Author`s name Marina Lebedeva

A Series on Russia's Elections

While it appears that the Kremlin has just about locked up the Duma December elections and sealed the outcome of the presidential elections next spring, it is still worthwhile to observe the election season as it may tell us something about how Russian political culture is changing (or isn't) and what the democratic process means under Putin.

To date, the Duma campaign has been dull, to say the least. Every party touts some form of "patriotism" and either supports the status quo (pro-Kremlin) or demands (undefined) political change (those parties not supported by the Kremlin). This, of course, is to be expected.

Not one party has been able to define a policy platform, though most have tried very hard to promote the leading personalities who head each party's electoral list. Putin is seen and portrayed as above it all, effortlessly campaigning for his favorites.
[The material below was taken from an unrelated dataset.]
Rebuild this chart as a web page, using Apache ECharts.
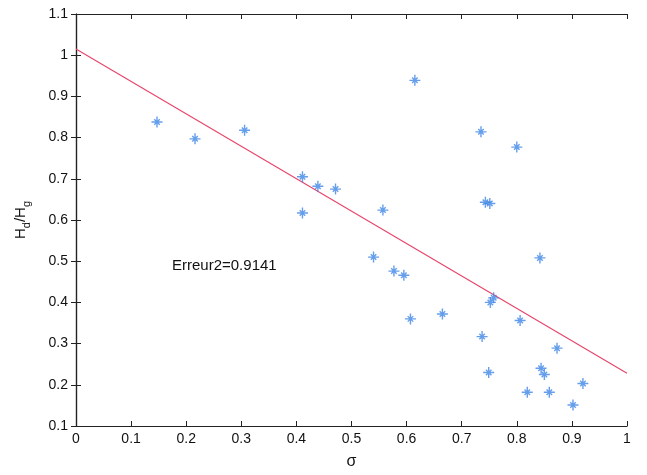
<!DOCTYPE html>
<html><head><meta charset="utf-8">
<script src="https://cdn.jsdelivr.net/npm/echarts@6/dist/echarts.min.js"></script>
<style>html,body{margin:0;padding:0;background:#fff}#c{width:647px;height:475px}</style>
</head><body><div id="c"></div>
<script>
const sigma = [0.147,0.216,0.306,0.411,0.411,0.439,0.471,0.557,0.615,0.735,0.743,0.751,0.800,
  0.540,0.577,0.595,0.607,0.665,0.842,0.752,0.758,0.806,0.737,0.873,0.844,0.850,0.749,0.819,0.859,0.920,0.902];
const ratio = [0.838,0.797,0.818,0.705,0.617,0.682,0.675,0.624,0.939,0.814,0.643,0.640,0.777,
  0.510,0.476,0.466,0.360,0.372,0.508,0.400,0.411,0.356,0.317,0.289,0.240,0.225,0.230,0.182,0.182,0.203,0.151];
const fitX = [0, 1];
const fitY = [1.015, 0.228];
const errText = 'Erreur2=0.9141';

const pts = sigma.map((s,i)=>[s, ratio[i]]);
const fit = fitX.map((x,i)=>[x, fitY[i]]);
const font = 'Liberation Sans, Arial, sans-serif';
const star = 'path://M0,-10L0,10M-10,0L10,0M-5,-5L5,5M-5,5L5,-5';
const chart = echarts.init(document.getElementById('c'), null, {renderer:'canvas'});
const axLine = {show:true, lineStyle:{color:'#222', width:1.2}};
const tick = {show:true, inside:true, length:5, lineStyle:{color:'#222'}};
chart.setOption({
  animation:false,
  grid:{left:76, right:20, top:14, bottom:48, containLabel:false},
  xAxis:[{type:'value', min:0, max:1, interval:0.1, position:'bottom',
    axisLine:axLine, axisTick:tick, splitLine:{show:false},
    axisLabel:{color:'#111', fontSize:14, fontFamily:font, margin:6,
      formatter:v=>String(+v.toFixed(1))},
    name:'σ', nameLocation:'middle', nameGap:28, nameTextStyle:{color:'#111', fontSize:16, fontFamily:font}},
   {type:'value', min:0, max:1, interval:0.1, position:'top',
    axisLine:axLine, axisTick:tick, axisLabel:{show:false}, splitLine:{show:false}}],
  yAxis:[{type:'value', min:0.1, max:1.1, interval:0.1, position:'left',
    axisLine:axLine, axisTick:tick, splitLine:{show:false},
    axisLabel:{color:'#111', fontSize:14, fontFamily:font, margin:8,
      formatter:v=>String(+v.toFixed(1))},
    name:'{m|H}{s|d}{m|/H}{s|g}', nameLocation:'middle', nameGap:48, nameRotate:90,
    nameTextStyle:{rich:{m:{fontSize:15, fontFamily:font, color:'#111'}, s:{fontSize:11, fontFamily:font, color:'#111', verticalAlign:'bottom', padding:[0,0,-4,0]}}}},
   {type:'value', min:0.1, max:1.1, interval:0.1, position:'right',
    axisLine:axLine, axisTick:tick, axisLabel:{show:false}, splitLine:{show:false}}],
  series:[
    {type:'line', data:fit, symbol:'none', lineStyle:{color:'#e8466c', width:1.2}, z:2},
    {type:'scatter', data:pts, symbol:star, symbolSize:11,
      itemStyle:{color:'transparent', borderColor:'#3f86e6', borderWidth:1.4}, z:3}
  ],
  graphic:[{type:'text', left:172, top:258, style:{text:errText, fontSize:15, fontFamily:font, fill:'#111'}}]
});
</script></body></html>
The highlight of the campaign for me thus far was to bump into Vladimir Zhirinovsky during the festivities celebrating Moscow's birthday. Zhirinovsky is a UT reader (honest) and he told me while he forced an autographed copy of LDPR's campaign manifesto into my hands that he was "a friend of the American people, but no friend of American occupiers." Seconds later, his group of bodyguards gave me to the look that suggested I make myself scarce.

Thus far, only two issues concerning this election season warrant much commentary. First is Glazyev and the second surrounds how the media has been allowed to cover elections.

Sergei Glazyev's gambit to build a new "leftist-patriotic" bloc is the only new attempt to redefine Russia's electorate since the last Duma election in 1999. Whether Glazyev's efforts are indirectly supported by the Kremlin or a calculated ploy to completely rearrange the current leadership of the KPRF is of little concern at this point, the fact that a non-communist socialist bloc may be in the making is. At present, it is unclear if Glazyev's cobbled together block can pass the five percent election threshold in December, but it is a wake up call for the communists that they can no longer expect to control how the left is defined in Russian politics. It does matter if you like or dislike Glazyev or what he says. What is important is the fact that he challenging a party system that has become very comfortable with the status quo - the same status quo that continues to keep a significant part of the electorate politically homeless. Glazyev is the only wildcard when it comes to this Duma election. If he and his block of parties will receive equal attention in the media is an open question, though. 

How the media has been told to cover this election is nothing less than pathetic. In a nutshell, it is next to impossible to differentiate what "editorializing" and "coverage" mean under the present law on the media and campaign reporting. On the face of it, the authorities appear to want to impede the growth of an open and free media and the establishment of meaningful democracy on one blow.

The new rules on how the media is allowed cover election campaigns are a defensive tactic on part of the authorities, with the hope that the media will not be able understand the news rule and thus inhibit any meaningful coverage. The new rules are having an impact as well. While some media outlets are playing cat and mouse with the Electoral Commission on how to interpret the letter of the law, other news outlets are simply not covering the elections. Compared to the last Duma campaign, this year's coverage is overly tame and creates copy that is simply unreadable.

My understanding of this election season is very much like the short encounter I had with Zhirinovsky on Moscow’s main avenue called Tverskaya: the candidate is known, has printed campaign material intended to sway me, willing to work the crowd, but don't ask any questions, and if you even try, these guys (bodyguards) answer only to me.

The way things are going it would seem that this election season is a combination of intended intimidation and hoped for apathy.  The authorities appear to have little interest in democracy or a free media and hope that the electorate will go along with this approach. Sadly, this approach is not receiving much resistance.